I'm very sorry for your loss. So far since we have owned our house we have never seen or have a witness to foxes being around. That said we have coyotes, coons and possums. I hope you trap and eliminate (or what ever you choose) to protect your surviving babies! Best of luck.
We never see our most successful predators. That's where their success -- their ability to breed and hunt -- lies!
One night I was up very late and heard a noise at my trashcans. I went to the door and saw a raccoon that was stretched up to about 4 1/2' to reach the top of the can. I waved a broom at it and it looked back at me in total contempt.
The next day I called Los Angeles Animal Control and the AC officer told me raccoons were a major presence all over the city and they couldn't respond by trapping such an overwhelming and omnipresent population fed by our trash and our fruit trees.
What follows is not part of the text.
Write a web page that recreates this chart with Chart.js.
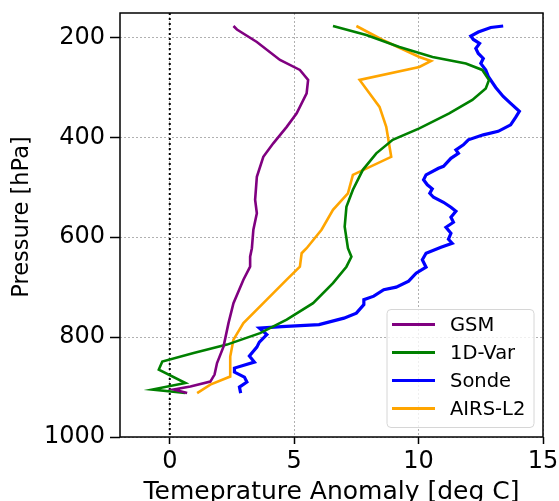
<!DOCTYPE html>
<html>
<head>
<meta charset="utf-8">
<script src="https://cdn.jsdelivr.net/npm/chart.js@4"></script>
<style>
  html, body { margin: 0; padding: 0; background: #fff; }
</style>
</head>
<body>
<canvas id="grafico" width="559" height="501"></canvas>
<script>
// Perfis de anomalia de temperatura (deg C) por nivel de pressao (hPa)
const gsmP = [177, 184, 209, 245, 265, 285, 312, 352, 379, 412, 439, 479, 525, 552, 585, 622, 639, 659, 685, 732, 772, 819, 852, 875, 889, 899, 905, 912]
const gsmT = [2.56, 2.7, 3.5, 4.43, 5.23, 5.56, 5.5, 5.1, 4.7, 4.16, 3.76, 3.5, 3.43, 3.5, 3.36, 3.3, 3.23, 3.23, 2.96, 2.56, 2.36, 2.16, 1.9, 1.8, 1.63, 0.83, 0.16, 0.7]

const varP = [177, 195, 219, 239, 252, 265, 285, 302, 325, 352, 382, 405, 432, 465, 505, 539, 579, 622, 639, 659, 692, 732, 765, 792, 815, 832, 849, 865, 892, 905, 912]
const varT = [6.56, 7.9, 9.23, 10.56, 11.9, 12.56, 12.83, 12.7, 12.16, 11.23, 10.03, 8.96, 8.3, 7.76, 7.36, 7.1, 7.03, 7.16, 7.3, 7.1, 6.56, 5.76, 4.7, 3.63, 2.3, 0.96, -0.3, -0.44, 0.63, -0.7, 0.63]

const sondeP = [177, 180, 189, 197, 204, 212, 222, 232, 242, 252, 265, 278, 300, 318, 332, 348, 360, 375, 388, 395, 405, 415, 425, 432, 442, 458, 462, 475, 485, 495, 503, 512, 520, 530, 540, 548, 560, 570, 580, 592, 604, 612, 620, 632, 645, 660, 672, 688, 700, 705, 718, 725, 735, 752, 762, 775, 779, 782, 795, 810, 820, 838, 850, 862, 870, 880, 890, 900, 912]
const sondeT = [13.4, 12.9, 12.4, 12.1, 12.2, 12.45, 12.3, 12.4, 12.6, 12.5, 12.7, 12.8, 13.1, 13.4, 13.7, 14.05, 13.9, 13.7, 13.2, 12.6, 12.0, 11.8, 11.5, 11.6, 11.3, 11.0, 10.8, 10.3, 10.2, 10.35, 10.55, 10.45, 10.6, 11.0, 11.3, 11.5, 11.3, 11.4, 11.1, 11.3, 11.2, 11.35, 10.9, 10.3, 10.15, 10.3, 9.9, 9.6, 9.1, 8.6, 8.2, 7.8, 7.8, 7.5, 7.0, 6.0, 4.5, 3.6, 3.9, 3.6, 3.5, 3.2, 3.4, 2.6, 2.6, 3.0, 3.1, 2.8, 2.85]

const airsP = [177, 205, 239, 247, 259, 285, 339, 379, 439, 475, 512, 545, 585, 622, 632, 659, 685, 732, 772, 805, 839, 879, 895, 912]
const airsT = [7.5, 8.56, 10.03, 10.5, 10.03, 7.63, 8.43, 8.7, 8.9, 7.36, 7.16, 6.56, 6.1, 5.5, 5.3, 5.23, 4.7, 3.76, 2.96, 2.56, 2.43, 2.43, 1.63, 1.1]

const nomes = ['GSM', '1D-Var', 'Sonde', 'AIRS-L2']
const cores = ['purple', 'green', 'blue', 'orange']

const xTicks = [0, 5, 10, 15]
const yTicks = [200, 400, 600, 800, 1000]

function montarPontos(temps, pressoes) {
    return temps.map((t, i) => ({ x: t, y: pressoes[i] }))
}

const series = [
    montarPontos(gsmT, gsmP),
    montarPontos(varT, varP),
    montarPontos(sondeT, sondeP),
    montarPontos(airsT, airsP)
]

const fonte = 'DejaVu Sans'

// linha pontilhada em x = 0
const linhaZero = {
    id: 'linhaZero',
    beforeDatasetsDraw(chart) {
        const ctx = chart.ctx
        const area = chart.chartArea
        const x = chart.scales.x.getPixelForValue(0)
        ctx.save()
        ctx.strokeStyle = '#000'
        ctx.lineWidth = 2
        ctx.setLineDash([2, 3])
        ctx.beginPath()
        ctx.moveTo(x, area.top)
        ctx.lineTo(x, area.bottom)
        ctx.stroke()
        ctx.restore()
    }
}

// moldura em volta da area do grafico + titulo do eixo y
const moldura = {
    id: 'moldura',
    afterDatasetsDraw(chart) {
        const ctx = chart.ctx
        const a = chart.chartArea
        ctx.save()
        ctx.strokeStyle = '#000'
        ctx.lineWidth = 1.5
        ctx.strokeRect(a.left, a.top, a.right - a.left, a.bottom - a.top)
        ctx.restore()
    },
    afterDraw(chart) {
        const ctx = chart.ctx
        const a = chart.chartArea
        ctx.save()
        ctx.translate(22.5, (a.top + a.bottom) / 2 - 8)
        ctx.rotate(-Math.PI / 2)
        ctx.font = '22.5px "' + fonte + '"'
        ctx.fillStyle = '#000'
        ctx.textAlign = 'center'
        ctx.textBaseline = 'middle'
        ctx.fillText('Pressure [hPa]', 0, 0)
        ctx.restore()
    }
}

// legenda no canto inferior direito
const legenda = {
    id: 'legenda',
    afterDraw(chart) {
        const ctx = chart.ctx
        const a = chart.chartArea
        const w = 147, h = 118
        const x0 = a.right - 9 - w
        const y0 = a.bottom - 9.5 - h
        ctx.save()
        ctx.fillStyle = 'rgba(255,255,255,0.8)'
        ctx.strokeStyle = '#d6d6d6'
        ctx.lineWidth = 1
        ctx.beginPath()
        ctx.roundRect(x0, y0, w, h, 4)
        ctx.fill()
        ctx.stroke()
        ctx.font = '19.5px "' + fonte + '"'
        ctx.textBaseline = 'middle'
        chart.data.datasets.forEach((ds, i) => {
            const y = y0 + 15 + i * 28
            ctx.strokeStyle = ds.borderColor
            ctx.lineWidth = 3
            ctx.beginPath()
            ctx.moveTo(x0 + 5, y)
            ctx.lineTo(x0 + 48, y)
            ctx.stroke()
            ctx.fillStyle = '#000'
            ctx.fillText(ds.label, x0 + 63, y + 1)
        })
        ctx.restore()
    }
}

const ctx = document.getElementById('grafico')

new Chart(ctx, {
    type: 'line',
    data: {
        datasets: series.map((pts, i) => ({
            label: nomes[i],
            data: pts,
            borderColor: cores[i],
            backgroundColor: cores[i],
            borderWidth: i == 2 ? 3.2 : 2.6,
            pointRadius: 0,
            tension: 0,
            fill: false
        }))
    },
    options: {
        responsive: false,
        animation: false,
        devicePixelRatio: 1,
        layout: { padding: { top: 13, right: 16, left: 0, bottom: 0 } },
        plugins: {
            legend: { display: false },
            tooltip: { enabled: false }
        },
        scales: {
            x: {
                type: 'linear',
                min: -2,
                max: 15,
                afterBuildTicks: s => { s.ticks = xTicks.map(v => ({ value: v })) },
                afterFit: s => { s.height = 64; s.paddingLeft = 0; s.paddingRight = 0 },
                grid: { color: '#b0b0b0', lineWidth: 1, tickColor: '#000', tickLength: 7, tickWidth: 1.5, tickBorderDash: [] },
                border: { display: false, dash: [2, 2] },
                ticks: { color: '#000', font: { family: fonte, size: 24 }, padding: 3, maxRotation: 0, callback: v => String(v) },
                title: { display: true, text: 'Temeprature Anomaly [deg C]', color: '#000', font: { family: fonte, size: 25 }, padding: { top: 0, bottom: -6 } }
            },
            y: {
                type: 'linear',
                reverse: true,
                min: 151,
                max: 1000,
                afterBuildTicks: s => { s.ticks = yTicks.map(v => ({ value: v })) },
                afterFit: s => { s.width = 120; s.paddingTop = 0; s.paddingBottom = 0 },
                grid: { color: '#b0b0b0', lineWidth: 1, tickColor: '#000', tickLength: 10, tickWidth: 1.5, tickBorderDash: [] },
                border: { display: false, dash: [2, 2] },
                ticks: { color: '#000', font: { family: fonte, size: 24 }, padding: 5, callback: v => String(v) }
            }
        }
    },
    plugins: [linhaZero, moldura, legenda]
})
</script>
</body>
</html>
He said I was probably on the raccoon's regular route and I had never seen it because it was nocturnal and I wasn't.
Same with coyotes. Only the very bold and very desperate ones appear during the day but we're more aware of them because of the blood-curdling cries they issue when they're announcing their territory to others. And I learned what the expression "blood-curdling" really means the first time I heard a coyote in my immediate area!
PS The Animal Control folks tell us that killing and trapping coyotes only upsets their natural order and makes the territory we temporarily open up subject to more intense breeding and encroachment from new packs. Our best defense, as humans, lies in a stable coyote population and good deterents like fences topped with rollers -- lengths of pipe strung between uprights -- that trip them up when they try to leap over the fences.